On July 21, 2022, the Council of the European Union adopted a new, seventh package of measures (Package) primarily intended to tighten existing economic sanctions targeting Russia, perfect their implementation, and strengthen their effectiveness.
The Package consists, inter alia, of a new prohibition, extends the application of some trade restrictive measures and broadens the sanctions exemptions for certain products. These new and revised provisions came into force immediately on the date of their adoption, unless otherwise indicated below.
Companies (potentially) subject to EU sanctions should assess whether the amendments and clarifications included in the Package impact their business activities and compliance obligations.
Summary of the EU’s seventh sanctions package
The Package includes the following:
New economic sanctions
First, a new prohibition to purchase, import, or transfer, directly or indirectly, gold, if it originates in Russia and has been exported from Russia into the EU or to any third country after July 22, 2022. Gold constitutes Russia’s most significant export after energy. This prohibition also includes jewelry (see Article 3o of Regulation 833/2014, as amended by the Package).

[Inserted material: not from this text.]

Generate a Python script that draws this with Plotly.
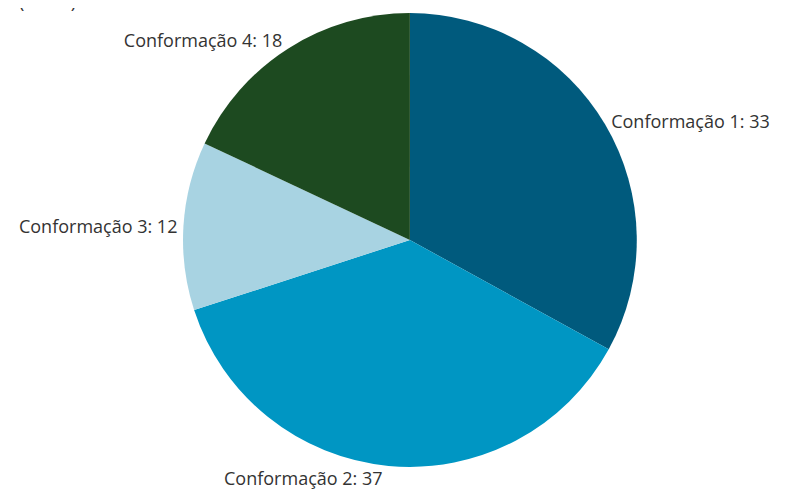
import plotly.graph_objects as go

labels = ["Conformação 1", "Conformação 2", "Conformação 3", "Conformação 4"]
values = [33, 37, 12, 18]
colors = ["#005A7D", "#0096C3", "#A8D3E2", "#1D4A20"]
title_text = "(em %)"

FONT = dict(family="Open Sans", size=18, color="#333333")

fig = go.Figure(go.Pie(
    labels=labels, values=values, sort=False, direction="clockwise", rotation=0,
    marker=dict(colors=colors, line=dict(width=0)),
    texttemplate="%{label}: %{value}", textposition="outside",
    textfont=FONT, automargin=False,
    showlegend=False, hoverinfo="label+value",
    domain=dict(x=[0.2185, 0.785], y=[0.0857, 0.990]),
))
fig.add_annotation(text=title_text, xref="paper", yref="paper", x=0.011, y=0.986,
                   xanchor="left", yanchor="bottom", showarrow=False, font=FONT)
fig.update_layout(
    width=801, height=502, margin=dict(l=0, r=0, t=0, b=0),
    paper_bgcolor="white", plot_bgcolor="white",
)
fig.write_html("out.html")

Existing economic sanctions
Second, an extension of the list of controlled items that might contribute to Russia’s military and technological enhancement or the development of its defense and security sector. In doing so, the Package reinforces export controls on dual use and advanced technology. For instance, in the computers category: “‘technology’ for the ‘development’ or ‘production’ of equipment designed for ‘multi-data-stream processing.’”
Third, the existing port access ban is extended to locks in the territory of the EU (after July 29, 2022) to ensure full implementation of Article 3ea of Regulation 833/2014 to avoid its circumvention.

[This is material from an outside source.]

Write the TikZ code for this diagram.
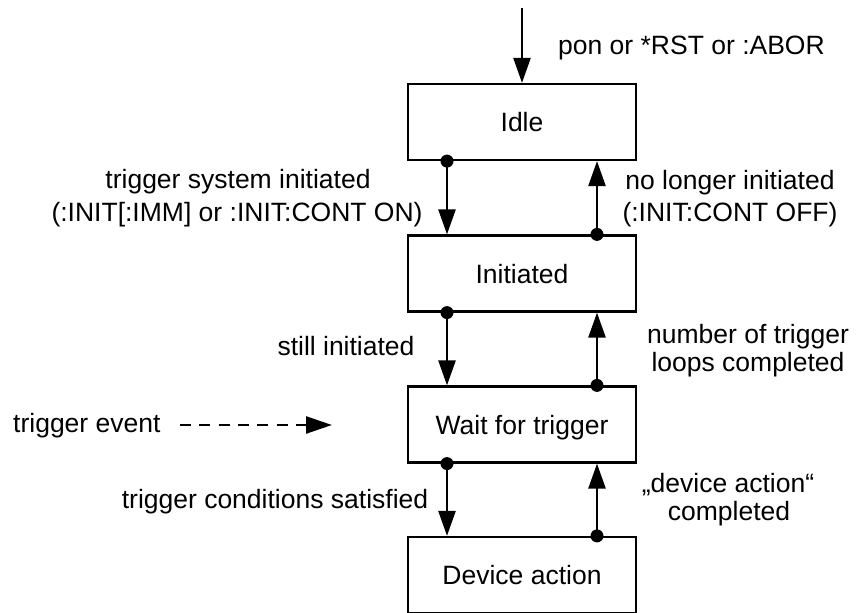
\documentclass[tikz,border=0pt]{standalone}
\usepackage{fontspec}
\setmainfont{Liberation Sans}
\usetikzlibrary{arrows.meta}
\begin{document}
\begin{tikzpicture}[x=1bp,y=-1bp,
  state/.style={draw,line width=2.2bp,minimum width=228bp,minimum height=76bp,inner sep=0pt,
    text height=19bp,text depth=0bp,font=\fontsize{26.5bp}{30bp}\selectfont},
  lbl/.style={font=\fontsize{26.5bp}{30bp}\selectfont,inner sep=0pt,anchor=base},
  conn/.style={line width=2.5bp,-{Triangle[length=25bp,width=17bp]}},
  dot/.style={circle,fill,inner sep=0pt,minimum size=13bp}]
\useasboundingbox (0,0) rectangle (856,613);

% states
\node[state] (idle) at (522,122) {Idle};
\node[state] (init) at (522,273.5) {Initiated};
\node[state] (wait) at (522,424.5) {Wait for trigger};
\node[state] (dev)  at (522,575) {Device action};

% entry arrow
\coordinate (top) at (522,8);
\draw[conn] (top) -- (idle.north);
\node[lbl,anchor=base west] (lpon) at (558,55) {pon or *RST or :ABOR};

% dots
\node[dot] (d1) at ([xshift=-75bp]idle.south) {};
\node[dot] (d2) at ([xshift=75bp]init.north) {};
\node[dot] (d3) at ([xshift=-75bp]init.south) {};
\node[dot] (d4) at ([xshift=75bp]wait.north) {};
\node[dot] (d5) at ([xshift=-75bp]wait.south) {};
\node[dot] (d6) at ([xshift=75bp]dev.north) {};

% transitions
\draw[conn] (d1.center) -- (d1 |- init.north);
\draw[conn] (d2.center) -- (d2 |- idle.south);
\draw[conn] (d3.center) -- (d3 |- wait.north);
\draw[conn] (d4.center) -- (d4 |- init.south);
\draw[conn] (d5.center) -- (d5 |- dev.north);
\draw[conn] (d6.center) -- (d6 |- wait.south);

% labels
\node[lbl] (l1a) at (238,189) {trigger system initiated};
\node[lbl] (l1b) at (237,222) {(:INIT[:IMM] or :INIT:CONT ON)};
\node[lbl] (l2a) at (730,190) {no longer initiated};
\node[lbl] (l2b) at (730,222) {(:INIT:CONT OFF)};
\node[lbl] (l3)  at (346,355) {still initiated};
\node[lbl] (l4a) at (748,343) {number of trigger};
\node[lbl] (l4b) at (748,371) {loops completed};
\node[lbl] (l5)  at (275,508) {trigger conditions satisfied};
\node[lbl] (l6a) at (728,492) {„device action“};
\node[lbl] (l6b) at (729,520) {completed};

% trigger event
\node[lbl,anchor=base west] (te) at (13,432) {trigger event};
\coordinate (te1) at (180,425);
\coordinate (te2) at (332,425);
\draw[line width=2.5bp,dash pattern=on 11bp off 8.3bp,-{Triangle[length=26bp,width=17bp]}] (te1) -- (te2);
\end{tikzpicture}
\end{document}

Fourth, an extension of the scope of the prohibition on accepting deposits to include deposits from legal persons, entities, or bodies established in third countries and majority-owned by Russian nationals or natural persons residing in Russia. Additionally, the Package subjects the acceptance of deposits for non-prohibited cross-border trade to a prior authorization by national competent authorities.
Fifth, the EU introduces some clarification to existing measures in respect of public procurement, aviation, and justice. For instance, technical assistance with Russia in relation to aviation goods and technology will be allowed insofar as it is needed to safeguard the technical industrial standard-setting process of the International Civil Aviation Organization (ICAO). In addition, to ensure access to justice, the Package introduces an exemption from the prohibition on entering into any transactions with Russian public entities where necessary to ensure access to judicial, administrative, or arbitral proceedings.
Sixth, the EU extends the exemption from the prohibition to engage in transactions with certain Russian State-owned entities regarding transactions for agricultural products and the transport of oil to third countries with a view to avoid any potential negative consequences for food and energy security around the world. In more general terms, in this regard the EU is committed to avoiding all measures that might lead to food insecurity around the globe.
Seventh, in addition to the economic sanctions set out above, the Council has added 48 persons and nine entities responsible for actions undermining or threatening the territorial integrity, sovereignty, and independence of Ukraine to the EU asset-freeze list. For example, Sberbank, Sergei Korolev (first deputy director of the Russian FSB) and Andrey Belousov (first deputy prime minister of the Russian Federation).